British artist Damien Hirst, the enfant terrible of the contemporary art world, has positioned himself at the center of controversy again, but this time it’s not through the hawking of a diamond-encrusted platinum skull for $10 million or an attempt to pass off the most cynically presented fish carcass ever as fine art (which, quite frankly, he superbly achieved). The only criticism to be leveled at that iconic piece, the one composed of a tiger shark suspended in a formaldehyde-filled vitrine, was it’s unclever title: “The Physical Impossibility of Death in the Mind of Someone Living” — only unclever because someone bought the rotten (and rotting) object for $8 million, proving that a death of the mind in someone living was in fact not at all an impossibility.
But back to the controversy: shit. As in, “Oh shit, there’s another one,” because Hirst as the human piñata for the so-proletariat-it’s-cute “How the hell is that art?” mob, is perpetually embroiled in some maelstrom of controversy, often more than one at a time. Because I’m not even discussing “Veritas,” his 65-foot-tall bronze sculpture of a clothesless pregnant woman … vivisected. The Edgar Degas-inspired statue was recently erected on the waterfront of Ilfracombe, England, to the seeming bewilderment of many of its residents, who all should have pointed out that it was a 65-foot-tall bronze pregnant woman version of KAWS’ Dissected Companion which was itself a low-brow vinyl toy embodiment of a page from Disney’s whimsically illustrated “The Magic of Mengele!” surgical textbook for children.
All of this was a circuitous, self indulgent (for you as well since you’re still reading) way for me to arrive to Hirst’s “In and Out of Love,” an art installation that was shown at a retrospective of his work at London’s Tate Modern. The installation was comprised of two windowless rooms full of live butterflies both hatched from pupae pinned to hanging canvases and delivered from “reputable UK butterfly houses,” because so many of the UK butterfly houses you’ve frequented are irreputable.
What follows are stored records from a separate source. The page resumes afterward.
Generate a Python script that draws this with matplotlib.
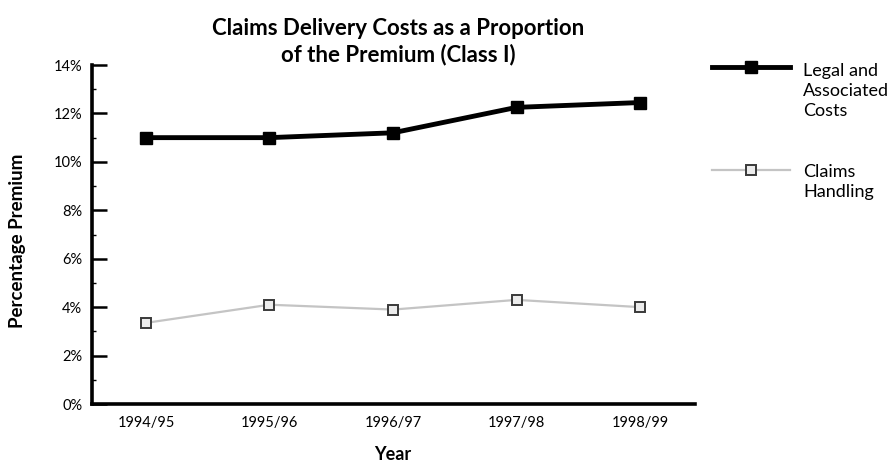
import matplotlib
matplotlib.use("Agg")
import matplotlib.pyplot as plt
from matplotlib.lines import Line2D
from matplotlib.ticker import MultipleLocator, FuncFormatter

years = ["1994/95", "1995/96", "1996/97", "1997/98", "1998/99"]
legal = [11.0, 11.0, 11.2, 12.25, 12.45]
claims = [3.35, 4.1, 3.9, 4.3, 4.0]
legal_label = "Legal and\nAssociated\nCosts"
claims_label = "Claims\nHandling"
title = "Claims Delivery Costs as a Proportion\nof the Premium (Class I)"

plt.rcParams['font.family'] = ['Lato', 'DejaVu Sans']

W, H = 891, 462
fig = plt.figure(figsize=(W / 100, H / 100), dpi=100)
ax = fig.add_axes([92 / W, 1 - 404 / H, (695 - 92) / W, (404 - 65) / H])

x = list(range(len(years)))
ax.plot(x, claims, color="#c4c4c4", lw=1.6, marker="s", ms=7,
        mfc="#ececec", mec="#3a3a3a", mew=1.4, zorder=3, clip_on=False)
ax.plot(x, legal, color="black", lw=3.5, marker="s", ms=8.5,
        mfc="black", mec="black", zorder=4, clip_on=False)

ax.set_xlim(-0.437, 4.445)
ax.set_ylim(0, 14)
ax.set_xticks(x)
ax.set_xticklabels(years)
ax.yaxis.set_major_locator(MultipleLocator(2))
ax.yaxis.set_minor_locator(MultipleLocator(1))
ax.yaxis.set_major_formatter(FuncFormatter(lambda v, p: f"{int(round(v))}%"))

for s in ["top", "right"]:
    ax.spines[s].set_visible(False)
for s in ["left", "bottom"]:
    ax.spines[s].set_linewidth(2.6)
    ax.spines[s].set_color("black")

ax.tick_params(axis="x", length=0, pad=9, labelsize=10.5)
ax.tick_params(axis="y", which="major", direction="in", length=11, width=1.8,
               pad=7, labelsize=10.5)
ax.tick_params(axis="y", which="minor", direction="in", length=3, width=1.0)

fig.text(398 / W, 1 - 42 / H, title, ha="center", va="center",
         fontsize=16, fontweight="bold", linespacing=1.25)
fig.text(393 / W, 1 - 454 / H, "Year", ha="center", va="center",
         fontsize=13, fontweight="bold")
fig.text(18 / W, 1 - 241 / H, "Percentage Premium", ha="center", va="center",
         rotation=90, fontsize=13.5, fontweight="bold")

# legend
fig.add_artist(Line2D([712 / W, 790 / W], [1 - 67 / H, 1 - 67 / H],
                      transform=fig.transFigure, color="black", lw=3.5))
fig.add_artist(Line2D([751 / W], [1 - 67 / H], transform=fig.transFigure,
                      marker="s", ms=8.5, color="black", lw=0))
fig.text(803 / W, 1 - 91 / H, legal_label, ha="left", va="center",
         fontsize=13, linespacing=1.3)
fig.add_artist(Line2D([712 / W, 790 / W], [1 - 170 / H, 1 - 170 / H],
                      transform=fig.transFigure, color="#c4c4c4", lw=1.6))
fig.add_artist(Line2D([751 / W], [1 - 170 / H], transform=fig.transFigure,
                      marker="s", ms=7, mfc="#ececec", mec="#3a3a3a", mew=1.4, lw=0))
fig.text(803 / W, 1 - 182 / H, claims_label, ha="left", va="center",
         fontsize=13, linespacing=1.3)

fig.savefig("out.png", dpi=100)
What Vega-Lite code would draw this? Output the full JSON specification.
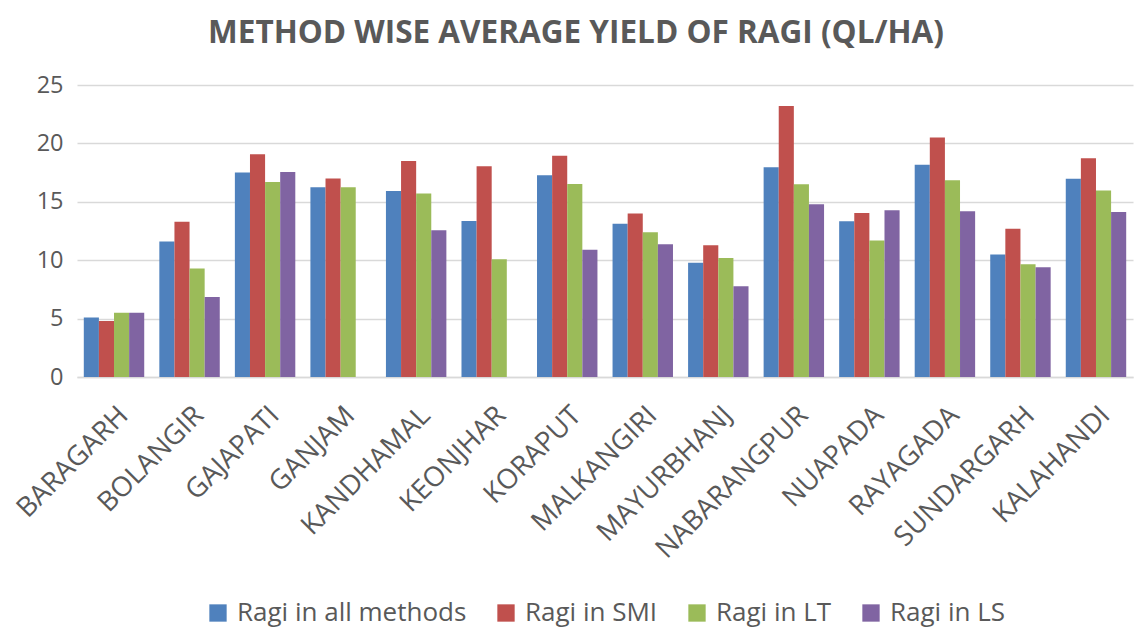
{
  "$schema": "https://vega.github.io/schema/vega-lite/v6.json",
  "width": 1056,
  "height": 292,
  "autosize": "none",
  "padding": {"left": 77, "top": 85, "right": 3, "bottom": 251},
  "background": "white",
  "title": {
    "text": "METHOD WISE AVERAGE YIELD OF RAGI (QL/HA)",
    "font": "Open Sans",
    "fontSize": 31.5,
    "fontWeight": "bold",
    "color": "#595959",
    "anchor": "middle",
    "frame": "group",
    "dx": -29,
    "offset": 24
  },
  "data": {
    "values": [
      {"district": "BARAGARH", "method": "Ragi in all methods", "yield": 5.1},
      {"district": "BARAGARH", "method": "Ragi in SMI", "yield": 4.8},
      {"district": "BARAGARH", "method": "Ragi in LT", "yield": 5.5},
      {"district": "BARAGARH", "method": "Ragi in LS", "yield": 5.5},
      {"district": "BOLANGIR", "method": "Ragi in all methods", "yield": 11.6},
      {"district": "BOLANGIR", "method": "Ragi in SMI", "yield": 13.3},
      {"district": "BOLANGIR", "method": "Ragi in LT", "yield": 9.3},
      {"district": "BOLANGIR", "method": "Ragi in LS", "yield": 6.85},
      {"district": "GAJAPATI", "method": "Ragi in all methods", "yield": 17.5},
      {"district": "GAJAPATI", "method": "Ragi in SMI", "yield": 19.07},
      {"district": "GAJAPATI", "method": "Ragi in LT", "yield": 16.7},
      {"district": "GAJAPATI", "method": "Ragi in LS", "yield": 17.55},
      {"district": "GANJAM", "method": "Ragi in all methods", "yield": 16.24},
      {"district": "GANJAM", "method": "Ragi in SMI", "yield": 17.0},
      {"district": "GANJAM", "method": "Ragi in LT", "yield": 16.24},
      {"district": "KANDHAMAL", "method": "Ragi in all methods", "yield": 15.93},
      {"district": "KANDHAMAL", "method": "Ragi in SMI", "yield": 18.5},
      {"district": "KANDHAMAL", "method": "Ragi in LT", "yield": 15.7},
      {"district": "KANDHAMAL", "method": "Ragi in LS", "yield": 12.56},
      {"district": "KEONJHAR", "method": "Ragi in all methods", "yield": 13.36},
      {"district": "KEONJHAR", "method": "Ragi in SMI", "yield": 18.04},
      {"district": "KEONJHAR", "method": "Ragi in LT", "yield": 10.08},
      {"district": "KORAPUT", "method": "Ragi in all methods", "yield": 17.27},
      {"district": "KORAPUT", "method": "Ragi in SMI", "yield": 18.95},
      {"district": "KORAPUT", "method": "Ragi in LT", "yield": 16.53},
      {"district": "KORAPUT", "method": "Ragi in LS", "yield": 10.9},
      {"district": "MALKANGIRI", "method": "Ragi in all methods", "yield": 13.13},
      {"district": "MALKANGIRI", "method": "Ragi in SMI", "yield": 14.0},
      {"district": "MALKANGIRI", "method": "Ragi in LT", "yield": 12.4},
      {"district": "MALKANGIRI", "method": "Ragi in LS", "yield": 11.36},
      {"district": "MAYURBHANJ", "method": "Ragi in all methods", "yield": 9.79},
      {"district": "MAYURBHANJ", "method": "Ragi in SMI", "yield": 11.27},
      {"district": "MAYURBHANJ", "method": "Ragi in LT", "yield": 10.19},
      {"district": "MAYURBHANJ", "method": "Ragi in LS", "yield": 7.77},
      {"district": "NABARANGPUR", "method": "Ragi in all methods", "yield": 17.95},
      {"district": "NABARANGPUR", "method": "Ragi in SMI", "yield": 23.2},
      {"district": "NABARANGPUR", "method": "Ragi in LT", "yield": 16.5},
      {"district": "NABARANGPUR", "method": "Ragi in LS", "yield": 14.8},
      {"district": "NUAPADA", "method": "Ragi in all methods", "yield": 13.33},
      {"district": "NUAPADA", "method": "Ragi in SMI", "yield": 14.04},
      {"district": "NUAPADA", "method": "Ragi in LT", "yield": 11.68},
      {"district": "NUAPADA", "method": "Ragi in LS", "yield": 14.27},
      {"district": "RAYAGADA", "method": "Ragi in all methods", "yield": 18.18},
      {"district": "RAYAGADA", "method": "Ragi in SMI", "yield": 20.5},
      {"district": "RAYAGADA", "method": "Ragi in LT", "yield": 16.84},
      {"district": "RAYAGADA", "method": "Ragi in LS", "yield": 14.2},
      {"district": "SUNDARGARH", "method": "Ragi in all methods", "yield": 10.48},
      {"district": "SUNDARGARH", "method": "Ragi in SMI", "yield": 12.7},
      {"district": "SUNDARGARH", "method": "Ragi in LT", "yield": 9.65},
      {"district": "SUNDARGARH", "method": "Ragi in LS", "yield": 9.39},
      {"district": "KALAHANDI", "method": "Ragi in all methods", "yield": 16.98},
      {"district": "KALAHANDI", "method": "Ragi in SMI", "yield": 18.72},
      {"district": "KALAHANDI", "method": "Ragi in LT", "yield": 15.96},
      {"district": "KALAHANDI", "method": "Ragi in LS", "yield": 14.13}
    ]
  },
  "mark": {"type": "bar"},
  "encoding": {
    "x": {
      "field": "district",
      "type": "nominal",
      "sort": null,
      "scale": {"paddingInner": 0.2, "paddingOuter": 0.09},
      "axis": {
        "title": null,
        "labelAngle": -45,
        "labelFont": "Open Sans",
        "labelFontSize": 27.5,
        "labelColor": "#595959",
        "labelLimit": 0,
        "ticks": false,
        "domainColor": "#D9D9D9",
        "domainWidth": 1.5,
        "labelPadding": 24
      }
    },
    "xOffset": {
      "field": "method",
      "type": "nominal",
      "sort": ["Ragi in all methods", "Ragi in SMI", "Ragi in LT", "Ragi in LS"],
      "scale": {"paddingInner": 0, "paddingOuter": 0}
    },
    "y": {
      "field": "yield",
      "type": "quantitative",
      "scale": {"domain": [0, 25], "nice": false},
      "axis": {
        "title": null,
        "values": [0, 5, 10, 15, 20, 25],
        "labelFont": "Open Sans",
        "labelFontSize": 23.5,
        "labelColor": "#595959",
        "ticks": false,
        "domain": false,
        "gridColor": "#D9D9D9",
        "gridWidth": 1.5,
        "labelPadding": 14
      }
    },
    "color": {
      "field": "method",
      "type": "nominal",
      "sort": ["Ragi in all methods", "Ragi in SMI", "Ragi in LT", "Ragi in LS"],
      "scale": {
        "domain": ["Ragi in all methods", "Ragi in SMI", "Ragi in LT", "Ragi in LS"],
        "range": ["#4F81BD", "#C0504D", "#9BBB59", "#8064A2"]
      },
      "legend": {
        "title": null,
        "orient": "bottom",
        "direction": "horizontal",
        "symbolType": "square",
        "symbolSize": 300,
        "symbolStrokeWidth": 0,
        "labelFont": "Open Sans",
        "labelFontSize": 26,
        "labelColor": "#595959",
        "labelLimit": 0,
        "columnPadding": 26,
        "symbolOffset": 0,
        "labelOffset": 6,
        "offset": 36
      }
    }
  },
  "config": {
    "view": {"stroke": null},
    "legend": {"layout": {"bottom": {"anchor": "middle"}}}
  }
}
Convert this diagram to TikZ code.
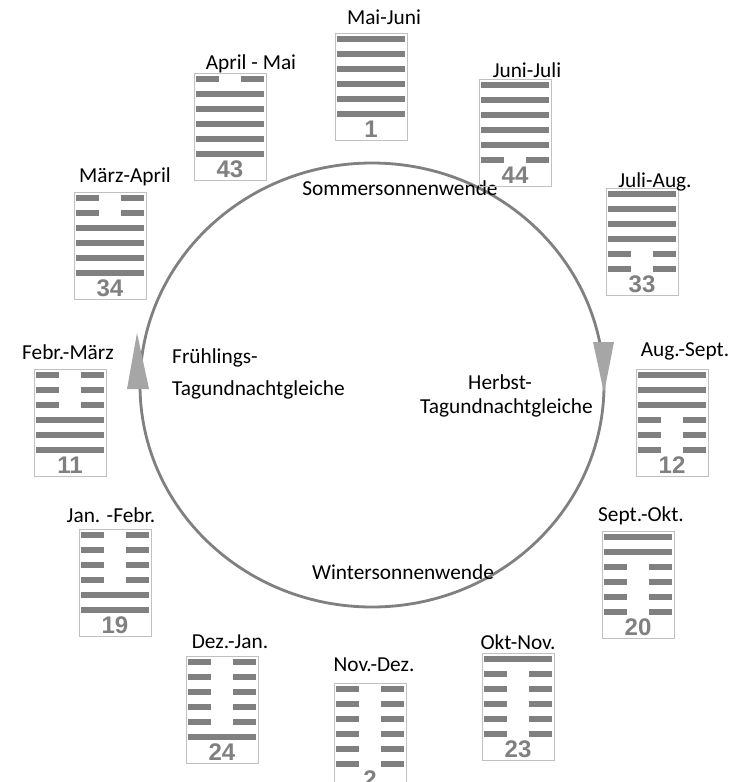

Of course, Hirst being Hirst and sensational articles being sensational articles, there’s a giant rub to be manufactured for manufacture. According to The Telegraph, “In and Out of Love” cost 9,000 butterflies their lives during its 23-week reign of terror. That death toll means any insect living today will cite Damien Hirst as the “Pol Pot of butterflies,” the museum-goers as his Khmer Rouge, and “In and Out of Love” as the Killing Fields. Trampled, swatted and fatally deprived, beautiful butterfly after beautiful butterfly shuffled off from their mortal coils, until a pile of Owl and Heliconius species’ wings pointed to the most brutal butterfly massacre in the history of butterfly massacres. Not since 8-year-old Tommy next door received a magnifying glass for his birthday had so many innocent winged creatures lost their lives.
In a quote taken from his website, Hirst says of the butterfly installation:
“It’s about love and realism, dreams, ideals, symbols, life and death. I worked out many possible trajectories for these things, like the way the real butterfly can destroy the ideal (birthday-card) kind of love; the symbol exists apart from the real thing. Or the butterflies still being beautiful even when dead.”
Love, Damien? Love? Butterflies do not destroy love; they are the living embodiment of love. You, sir, are the destroyer of love … is what PETA would say. In response to Damien “Slobodan Milosevic of the Animal Kingdom” Hirst, the animal rights group released a statement that read:
“Damien Hirst’s quest to be edgy is as boring as it is callous. It does not matter whether Hirst killed the animals himself or sat by while thousands of them were massacred for his own unjustifiable amusement. Butterflies are beautiful parts of nature and should be enjoyed in the wild instead of destroyed for something predictable and unimaginative.”